Visible from all over town, hilltop Prague Castle (Pražský Hrad) is one of the city’s most memorable landmarks. The castle is just one part of Prague’s UNESCO World Heritage Site, the Castle District (Hradčany), a vast complex of palaces, cathedrals, and royal buildings, including some of Prague’s finest works of architecture.
Most city tours make a stop at Prague Castle, and many combine a visit to the castle with attractions such as the Old Town Square and the Charles Bridge. A walking tour allows plenty of time to explore the hilltop castle complex and enjoy stunning views over the city below.
Things to Know Before You Go
Walking around the Castle District is free, but entrance fees apply to most of the buildings and museums. Combination tickets are available.
Allow around three hours to visit the district’s main buildings, more if you want to explore the surrounding parks and palaces too.
Wear comfortable shoes to explore Prague’s Castle District—it’s full of hills, cobblestone streets, and steps.
St. Vitus Cathedral and many other Castle District attractions are wheelchair accessible.
How to Get There
The easiest way to reach Prague Castle is to take tram 22 to the Pohořelec stop, then walk the short distance downhill to the castle. The closest metro station is Malostranská, and it’s a short uphill walk to the castle from there. Alternatively, the most scenic but challenging route is the walk from the Lesser Town up the Old Castle Stairs. It takes around 20 minutes, but leave yourself plenty of time to enjoy the views.
When to Get There
It’s almost impossible to avoid the crowds at Prague Castle, especially during the peak months of July and August, but an early morning or late afternoon visit offers the best chance. For the most impressive views, time your visit for sunrise or sunset.

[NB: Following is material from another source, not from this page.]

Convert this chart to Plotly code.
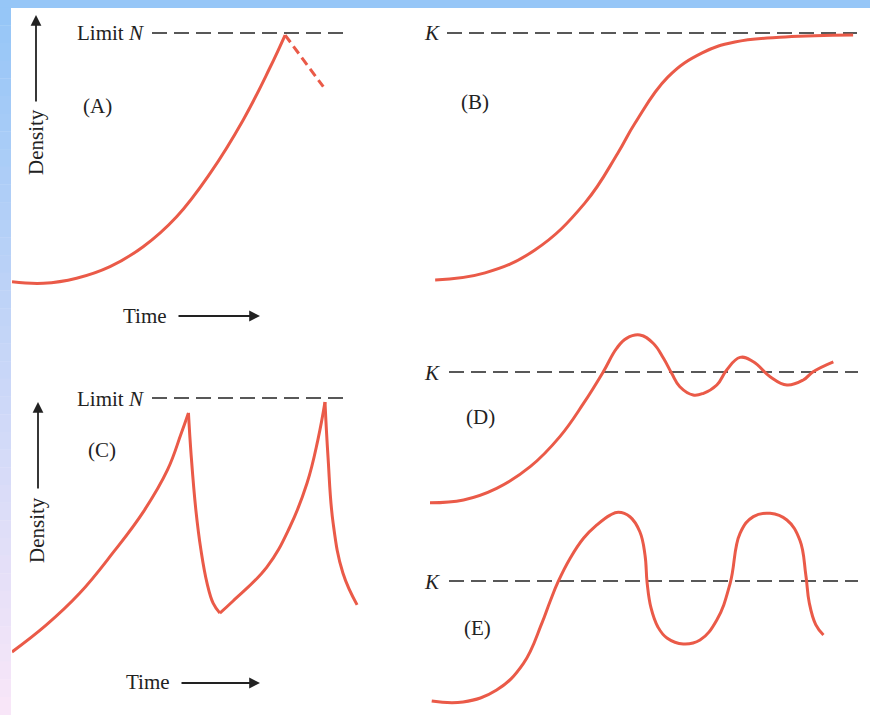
import plotly.graph_objects as go

W, H = 870, 715

# ---------------- data (time in arbitrary units, density with limit = 100) ----------------
a_time = [0.0, 0.93, 1.91, 2.90, 3.88, 4.87, 5.86, 6.84, 7.63, 8.08]
a_density = [1.3, 0.7, 2.7, 7.3, 15.2, 27.1, 44.3, 65.5, 86.2, 99.2]
a_crash_time = [8.08, 9.21]
a_crash_density = [99.2, 78.7]

b_time = [0.12, 1.28, 2.44, 3.60, 4.37, 4.77, 5.53, 6.33, 7.09, 8.26, 9.84]
b_density = [2.0, 4.8, 13.9, 32.5, 52.4, 64.3, 82.5, 92.1, 96.4, 98.4, 99.2]

# (C) is made of four smooth pieces that meet at sharp peaks / troughs
c_time = [0.0, 1.0, 2.0, 3.0, 3.9, 4.6, 5.0, 5.22,
          5.30, 5.44, 5.59, 5.77, 5.95, 6.15,
          6.54, 7.54, 8.22, 8.73, 9.05, 9.26,
          9.35, 9.50, 9.79, 10.21]
c_density = [1.2, 11.5, 24.0, 40.0, 56.0, 72.0, 86.0, 94.2,
             77.8, 56.4, 40.9, 28.0, 20.2, 16.3,
             21.0, 34.2, 49.8, 66.9, 83.7, 98.4,
             77.0, 51.4, 31.9, 19.5]
c_corners = [7, 13, 19]  # indices of the cusps

d_time = [0.0, 0.78, 1.55, 2.33, 3.02, 3.57, 4.03, 4.34, 4.57, 4.88, 5.19, 5.43,
          5.62, 5.81, 6.12, 6.36, 6.67, 6.90, 7.21, 7.52, 7.91, 8.30, 8.68, 8.91, 9.38]
d_density = [1.7, 3.8, 12.5, 28.8, 51.4, 76.4, 100.2, 117.8, 125.3, 127.8, 121.6, 110.3,
             99.0, 88.9, 82.7, 84.0, 90.2, 101.5, 111.0, 107.7, 96.5, 90.2, 94.0, 100.2, 107.7]

e_time = [0.04, 0.77, 1.55, 2.17, 2.60, 2.79, 2.98, 3.26, 3.57, 3.88, 4.19, 4.38,
          4.65, 4.88, 5.00, 5.05, 5.14, 5.30, 5.51, 5.89, 6.28, 6.67, 6.98, 7.21,
          7.52, 7.91, 8.30, 8.60, 8.74, 8.82, 8.97, 9.15]
e_density = [0.8, 0.0, 9.9, 31.7, 65.0, 82.9, 99.4, 118.8, 135.3, 146.3, 154.5, 156.8,
             153.1, 140.7, 121.5, 98.3, 77.7, 62.0, 52.9, 47.9, 51.2, 67.8, 98.1, 139.4,
             153.2, 155.9, 150.4, 133.9, 105.0, 82.0, 64.0, 55.4]

limit_label = "Limit <i>N</i>"
k_label = "<i>K</i>"
panel_labels = ["(A)", "(B)", "(C)", "(D)", "(E)"]
axis_y_text = "Density"
axis_x_text = "Time"

# ---------------- layout helpers ----------------
RED = "#ea5a48"
INK = "#222222"
FONT = "Liberation Serif, Times New Roman, serif"


def fx(px):
    return px / W


def fy(py):
    return 1 - py / H


# panel boxes in pixels
panels = {
    "A": dict(x0=12, x1=362, tmax=(362 - 12) / 33.8, y0=285, y100=33),
    "B": dict(x0=430, x1=862, tmax=(862 - 430) / 43.0, y0=285, y100=33),
    "C": dict(x0=12, x1=362, tmax=(362 - 12) / 33.8, y0=655, y100=398),
    "D": dict(x0=430, x1=862, tmax=(862 - 430) / 43.0, y0=505, y100=372),
    "E": dict(x0=430, x1=862, tmax=(862 - 430) / 43.0, y0=702, y100=581),
}

fig = go.Figure()
layout_axes = {}
axis_ids = {}
for i, (name, p) in enumerate(panels.items(), start=1):
    xa = "xaxis" if i == 1 else f"xaxis{i}"
    ya = "yaxis" if i == 1 else f"yaxis{i}"
    xr = "x" if i == 1 else f"x{i}"
    yr = "y" if i == 1 else f"y{i}"
    axis_ids[name] = (xr, yr)
    top_px = max(0, p["y100"] - 75)
    bot_px = min(H, p["y0"] + 12)
    span = (p["y0"] - p["y100"]) / 100.0  # px per density unit
    dmin = -(bot_px - p["y0"]) / span
    dmax = 100 + (p["y100"] - top_px) / span
    layout_axes[xa] = dict(domain=[fx(p["x0"]), fx(p["x1"])], range=[0, p["tmax"]],
                           visible=False, anchor=yr, fixedrange=True)
    layout_axes[ya] = dict(domain=[fy(bot_px), fy(top_px)], range=[dmin, dmax],
                           visible=False, anchor=xr, fixedrange=True)

line_style = dict(color=RED, width=3, shape="spline", smoothing=1.2)


def add_curve(panel, t, d, dash=None):
    xr, yr = axis_ids[panel]
    ls = dict(line_style)
    if dash:
        ls["dash"] = dash
        ls["shape"] = "linear"
    fig.add_trace(go.Scatter(x=t, y=d, mode="lines", line=ls, xaxis=xr, yaxis=yr,
                             hoverinfo="skip", showlegend=False))


def add_limit(panel, t0, t1):
    xr, yr = axis_ids[panel]
    fig.add_trace(go.Scatter(x=[t0, t1], y=[100, 100], mode="lines",
                             line=dict(color=INK, width=1.5, dash="15px,7px"),
                             xaxis=xr, yaxis=yr, hoverinfo="skip", showlegend=False))


# limit lines (behind curves)
add_limit("A", (152 - 12) / 33.8, (348 - 12) / 33.8)
add_limit("B", (447 - 430) / 43.0, (857 - 430) / 43.0)
add_limit("C", (152 - 12) / 33.8, (348 - 12) / 33.8)
add_limit("D", (449 - 430) / 43.0, (858 - 430) / 43.0)
add_limit("E", (449 - 430) / 43.0, (858 - 430) / 43.0)

add_curve("A", a_time, a_density)
add_curve("A", a_crash_time, a_crash_density, dash="9px,5px")
add_curve("B", b_time, b_density)
bounds = [0] + c_corners + [len(c_time) - 1]
for s, e in zip(bounds[:-1], bounds[1:]):
    add_curve("C", c_time[s:e + 1], c_density[s:e + 1])
add_curve("D", d_time, d_density)
add_curve("E", e_time, e_density)

annotations = []
font = dict(family=FONT, size=21, color=INK)


def text(px, py, s, xanchor="center", angle=0):
    annotations.append(dict(x=fx(px), y=fy(py), xref="paper", yref="paper", text=s,
                            showarrow=False, font=font, xanchor=xanchor, yanchor="middle",
                            textangle=angle))


def arrow(x_from, y_from, x_to, y_to):
    annotations.append(dict(x=fx(x_to), y=fy(y_to), ax=x_from - x_to, ay=y_from - y_to,
                            xref="paper", yref="paper", axref="pixel", ayref="pixel",
                            text="", showarrow=True, arrowhead=2, arrowsize=1.2,
                            arrowwidth=1.8, arrowcolor=INK))


# labels
text(146, 33, limit_label, xanchor="right")
text(146, 399, limit_label, xanchor="right")
text(442, 33, k_label, xanchor="right")
text(442, 373, k_label, xanchor="right")
text(442, 582, k_label, xanchor="right")
text(97, 106, panel_labels[0])
text(475, 102, panel_labels[1])
text(102, 450, panel_labels[2])
text(480, 417, panel_labels[3])
text(477, 628, panel_labels[4])

# axis captions with arrows
text(36, 142, axis_y_text, angle=-90)
arrow(36, 103, 36, 15)
text(37, 530, axis_y_text, angle=-90)
arrow(38, 490, 38, 402)
text(145, 316, axis_x_text)
arrow(177, 316, 260, 316)
text(148, 682, axis_x_text)
arrow(180, 683, 260, 683)

# slide background strips (top blue, left gradient blue -> pink)
shapes = [dict(type="rect", xref="paper", yref="paper", x0=0, x1=1, y0=fy(8), y1=1,
               fillcolor="#96c6f7", line=dict(width=0), layer="below")]
top_rgb = (150, 198, 247)
bot_rgb = (248, 230, 248)
n = 40
for k in range(n):
    f = k / (n - 1)
    c = tuple(int(round(top_rgb[j] + (bot_rgb[j] - top_rgb[j]) * f)) for j in range(3))
    y_top = 8 + (H - 8) * k / n
    y_bot = 8 + (H - 8) * (k + 1) / n
    shapes.append(dict(type="rect", xref="paper", yref="paper", x0=0, x1=fx(11),
                       y0=fy(y_bot), y1=fy(y_top) + 0.0005,
                       fillcolor="rgb(%d,%d,%d)" % c, line=dict(width=0), layer="below"))

fig.update_layout(
    width=W, height=H, margin=dict(l=0, r=0, t=0, b=0),
    paper_bgcolor="white", plot_bgcolor="rgba(0,0,0,0)",
    showlegend=False, annotations=annotations, shapes=shapes,
    **layout_axes,
)

fig.write_html(
    "out.html",
    config={"displayModeBar": False, "staticPlot": True},
    post_script="document.body.style.margin='0';document.body.style.overflow='hidden';",
)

Architectural Highlights of the Prague Castle District
The centerpiece of the Castle District is magnificent Gothic St. Vitus Cathedral, surrounded by the Old Royal Palace, the Powder Tower, the Imperial Stables, and 10th-century St. George’s Basilica. Golden Lane is the former goldsmiths’ district, known for its picturesque medieval houses. Nearby palaces include Rosenberg Palace; Czernin Palace; Sternberg Palace, now the Museum of Military History; and Schwarzenberg Palace, now home to part of the National Gallery.